Of course, this will infuriate the EOTers and inflation doomsters as the process of resolving debt deflation is long, complex, anti-climactic, and is more T.S. Eliot than Tennyson.

This is not to pick on America. Belt-tightening is the oppressive fact of 2010-2012 for half the world. Hungary, Ukraine, the Baltics and the Balkans are already under the knife. Latvia's economy may contract by 30pc from peak to trough as it carries out an "internal devaluation", ie wage cuts, to hold its euro peg.

The eurozone's fiscal squeeze is well advanced in Ireland. Brussels has told Greece to cut by 10pc of GDP in three years, Spain by 8pc, Portugal by 6pc. Britain must slash soon, or face a gilts strike.

The Bank for International Settlements says Britain needs a primary surplus of 5.8pc of GDP for a decade to stabilise debt at pre-crisis levels, given the ageing crunch as well. The figure is 6.4pc for Japan, 4.3pc for the US and France. It warns of "unstable dynamics", posh talk for a debt spiral. "Action is needed now."

Indeed, though cutting too fast would tip the West back into slump and kill tax revenues, solving nothing – a risk that austerity priests rarely acknowledge. Pacing is everything.

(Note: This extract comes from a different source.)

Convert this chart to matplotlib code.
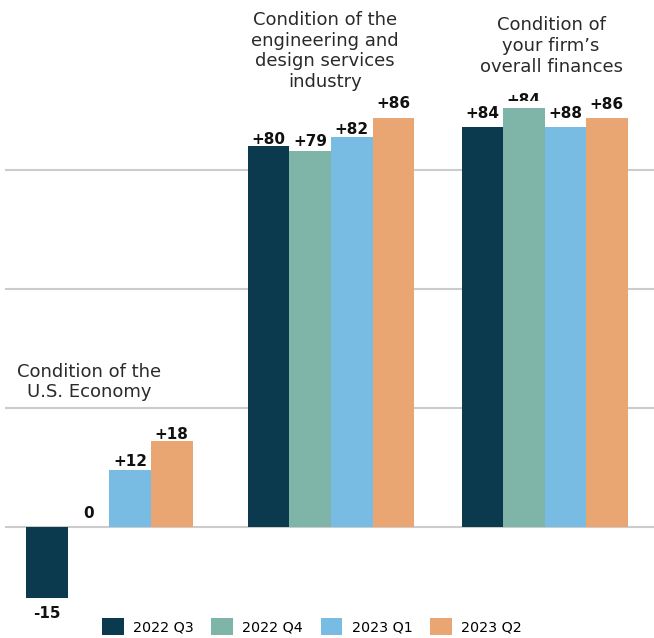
import numpy as np
import matplotlib.pyplot as plt
from matplotlib.patches import Patch, Rectangle

OUT = "out.png"

GROUPS = ["Condition of the\nU.S. Economy",
          "Condition of the\nengineering and\ndesign services\nindustry",
          "Condition of\nyour firm\u2019s\noverall finances"]
SERIES = ["2022 Q3", "2022 Q4", "2023 Q1", "2023 Q2"]
COLORS = ["#0b3a4f", "#7fb5a8", "#78bbe3", "#e9a572"]

# bar heights per series (one value per group)
VALUES = [
    [-15, 80, 84],
    [0, 79, 88],
    [12, 82, 84],
    [18, 86, 86],
]
# labels as printed on the chart
LABELS = [
    ["-15", "+80", "+84"],
    ["0", "+79", "+84"],
    ["+12", "+82", "+88"],
    ["+18", "+86", "+86"],
]
# gap (px) between bar end and label centre, as placed in the source
PADS = [
    [15, 6.5, 13.5],
    [13.5, 9, 7.5],
    [8.5, 7.2, 13.5],
    [6.8, 14, 13],
]

PPU = 119 / 25  # pixels per unit


def main():
    plt.rcParams["font.family"] = "DejaVu Sans"
    fig = plt.figure(figsize=(6.54, 6.38), dpi=100)
    top_v = 527 / PPU
    bot_v = -(612 - 527) / PPU
    ax = fig.add_axes([5 / 654, 1 - 612 / 638, 649 / 654, 612 / 638])
    ax.set_ylim(bot_v, top_v)

    xpos = np.array([0.0, 1.0, 1.964])
    w = 0.1874
    ax.set_xlim((5 - 109.5) / 221.5, (654 - 109.5) / 221.5)

    for y in [0, 25, 50, 75]:
        ax.axhline(y, color="#cccccc", lw=1.5, zorder=0)

    for i in range(len(SERIES)):
        xs = xpos + (i - 1.5) * w
        vals = VALUES[i]
        ax.bar(xs, vals, width=w, color=COLORS[i], zorder=2)
        for x, v, lab, pad in zip(xs, vals, LABELS[i], PADS[i]):
            yy = v - pad / PPU if v < 0 else v + pad / PPU
            t = ax.text(x, yy, lab, ha="center", va="center", fontsize=11,
                        fontweight="bold", color="#111111", zorder=3,
                        clip_on=False)
            if lab != f"+{v}" and v > 0:
                # this label is cut off just above the bar in the source
                clip = Rectangle((x - w, v + 7.3 / PPU), 2 * w, 50,
                                 transform=ax.transData)
                t.set_clip_on(True)
                t.set_clip_path(clip)

    # group titles
    title_pos = [(-20 / 221.5, (527 - 382) / PPU),
                 (1 + (325 - 331) / 221.5, (527 - 51) / PPU),
                 ((551 - 109.5) / 221.5, (527 - 46) / PPU)]
    for t, (tx, ty) in zip(GROUPS, title_pos):
        ax.text(tx, ty, t, ha="center", va="center", fontsize=13,
                color="#2a2a2a", linespacing=1.18, clip_on=False)

    ax.axis("off")

    handles = [Patch(facecolor=c, edgecolor="none") for c in COLORS]
    fig.legend(handles, SERIES, loc="lower center", ncol=4,
               bbox_to_anchor=(312 / 654, -0.009), frameon=False,
               prop={"size": 10.3}, borderpad=0.1,
               handlelength=1.5, handleheight=1.5, handletextpad=0.65,
               columnspacing=1.25)

    fig.savefig(OUT, dpi=100)


if __name__ == "__main__":
    main()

Mervyn King, the Bank of England's Governor, seems strangely alone in facing the implications of this for central banks, and in seeing the absurdity of a recovery strategy where everybody tightens at once and surplus states keep on dumping excess capacity abroad. "I was struck by the mood at the G7, where several of the major economies around the world said quite openly that they were relying on external demand growth to generate growth. That can't be true of everybody," he said.